"Le report des revalorisations prévues pour les kinésithérapeutes, en raison du dépassement de l'objectif national de dépenses d’Assurance maladie, illustre une mécanique budgétaire implacable, mais profondément injuste. Il révèle un déséquilibre systémique : la solidarité interprofessionnelle imposée indistinctement fait peser sur les kinés les conséquences de dérives budgétaires auxquelles ils ne contribuent pas. Ce traitement accentue le sentiment d’humiliation et de mépris, déjà nourri par un déficit chronique de reconnaissance institutionnelle.
Les syndicats parlent de trahison. Pourtant, cette clause de report est inscrite dans les textes. Dès lors, pourquoi une telle indignation ? Parce qu'elle s’inscrit dans un contexte plus large de myopie institutionnelle et de cécité cognitive collective. Depuis 2021, la Cour des comptes alerte sur les risques de dérive de l’Ondam et recommande explicitement de conditionner les revalorisations au respect de l’objectif. Ces alertes, largement documentées dans ses rapports successifs, ont été ignorées ou minimisées. Malgré des avertissements clairs en mai 2024 et 2025 sur la perte de contrôle des dépenses, aucun acteur n’a anticipé sérieusement les conséquences prévisibles.

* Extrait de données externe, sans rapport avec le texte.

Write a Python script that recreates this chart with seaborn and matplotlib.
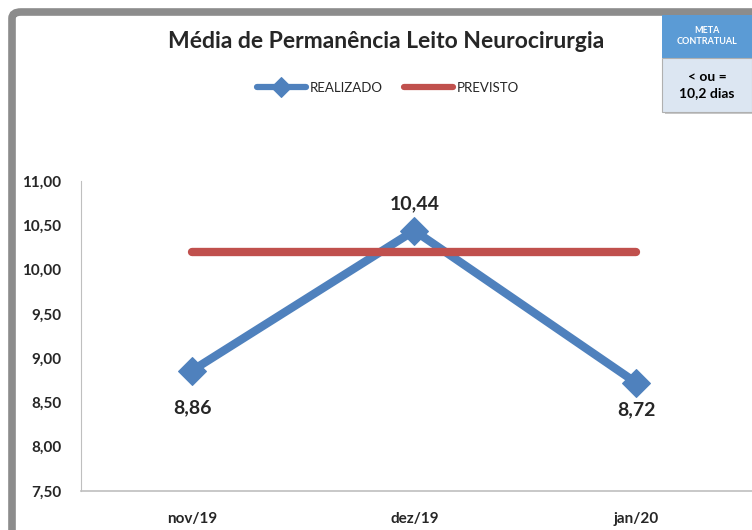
import pandas as pd
import numpy as np
import seaborn as sns
import matplotlib.pyplot as plt
from matplotlib.patches import FancyBboxPatch, Rectangle

# Data
meses = ['nov/19', 'dez/19', 'jan/20']
realizado = [8.86, 10.44, 8.72]
previsto = [10.2, 10.2, 10.2]
rotulos = ['8,86', '10,44', '8,72']
yticks = [7.5, 8.0, 8.5, 9.0, 9.5, 10.0, 10.5, 11.0]

df = pd.DataFrame({'mes': meses, 'REALIZADO': realizado, 'PREVISTO': previsto})

sns.set_style('white')
plt.rcParams['font.family'] = ['Lato', 'DejaVu Sans']

azul = '#4F81BD'
vermelho = '#C0504D'

fig = plt.figure(figsize=(7.52, 5.30), dpi=100)
ax = fig.add_axes([81 / 752, 1 - 491 / 530, 671 / 752, 310 / 530])

sns.lineplot(data=df, x='mes', y='REALIZADO', ax=ax, color=azul, lw=6,
             marker='D', markersize=14, markeredgecolor=azul,
             solid_joinstyle='round', solid_capstyle='round', label='REALIZADO', zorder=2)
sns.lineplot(data=df, x='mes', y='PREVISTO', ax=ax, color=vermelho, lw=6,
             solid_capstyle='round', label='PREVISTO', zorder=3)

ax.set_xlim(-0.5, 2.52)
ax.set_ylim(7.5, 11.0)
ax.set_yticks(yticks)
ax.set_yticklabels([f'{v:.2f}'.replace('.', ',') for v in yticks], fontsize=11, fontweight='bold')
ax.set_xticks(range(len(meses)))
ax.set_xticklabels(meses, fontsize=11, fontweight='bold')
ax.tick_params(length=0)
ax.tick_params(axis='x', pad=15)
ax.tick_params(axis='y', pad=14)
ax.set_xlabel('')
ax.set_ylabel('')
for s in ['top', 'right']:
    ax.spines[s].set_visible(False)
ax.spines['left'].set_color('#BFBFBF')
ax.spines['bottom'].set_color('#BFBFBF')
ax.spines['bottom'].set_linewidth(1.2)

# data labels
offs = [-36, 26, -26]
for i, (v, t) in enumerate(zip(realizado, rotulos)):
    ax.annotate(t, (i, v), xytext=(0, offs[i] * 0.75), textcoords='offset points',
                ha='center', va='center', fontsize=14, fontweight='bold')

leg = ax.legend(loc='center', bbox_to_anchor=(388 / 752, 1 - 88 / 530),
                bbox_transform=fig.transFigure, ncol=2, frameon=False, fontsize=9.5,
                handlelength=3.7, handletextpad=0.3, columnspacing=1.6, markerscale=0.75)
for h in leg.legend_handles:
    h.set_linewidth(4.5)

fig.text(386 / 752, 1 - 42 / 530, 'Média de Permanência Leito Neurocirurgia',
         ha='center', va='center', fontsize=16.5, fontweight='bold')

# outer frame
fig.patches.append(FancyBboxPatch((12 / 752, -0.1), 1.1, 1 - 12 / 530 + 0.1,
                                  boxstyle='round,pad=0,rounding_size=0.012',
                                  transform=fig.transFigure, fill=False,
                                  edgecolor='#8C8C8C', lw=5.5, zorder=0))

# meta box
fig.patches.append(Rectangle((665 / 752, 1 - 114 / 530), 90 / 752, 56 / 530,
                             transform=fig.transFigure, facecolor='#C8C8C8',
                             edgecolor='none', zorder=1))
fig.patches.append(Rectangle((662 / 752, 1 - 58 / 530), 90 / 752, 43 / 530,
                             transform=fig.transFigure, facecolor='#5B9BD5',
                             edgecolor='none', zorder=2))
fig.patches.append(Rectangle((662 / 752, 1 - 112 / 530), 90 / 752, 54 / 530,
                             transform=fig.transFigure, facecolor='#DCE6F2',
                             edgecolor='#B0B0B0', lw=0.8, zorder=2))
fig.text(707 / 752, 1 - 36 / 530, 'META\nCONTRATUAL', ha='center', va='center',
         fontsize=6.5, fontweight='bold', color='white', linespacing=1.3)
fig.text(707 / 752, 1 - 85 / 530, '< ou =\n10,2 dias', ha='center', va='center',
         fontsize=10, fontweight='bold', color='black', linespacing=1.4)

fig.savefig('out.png', dpi=100)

Cette inaction s’explique par une illusion de partenariat loyal. Sociologiquement, il s’agit d’un consentement sous contrainte, dans une relation asymétrique entre la Cnam et les représentants professionnels. Comme l’écrit Bourdieu, le contrat est souvent accepté, faute de mieux. La signature d’un avenant peut masquer une adhésion contrainte, déconnectée des rapports de force réels. D’où un sentiment de trahison quand ce contrat se transforme en mécanisme de sanction.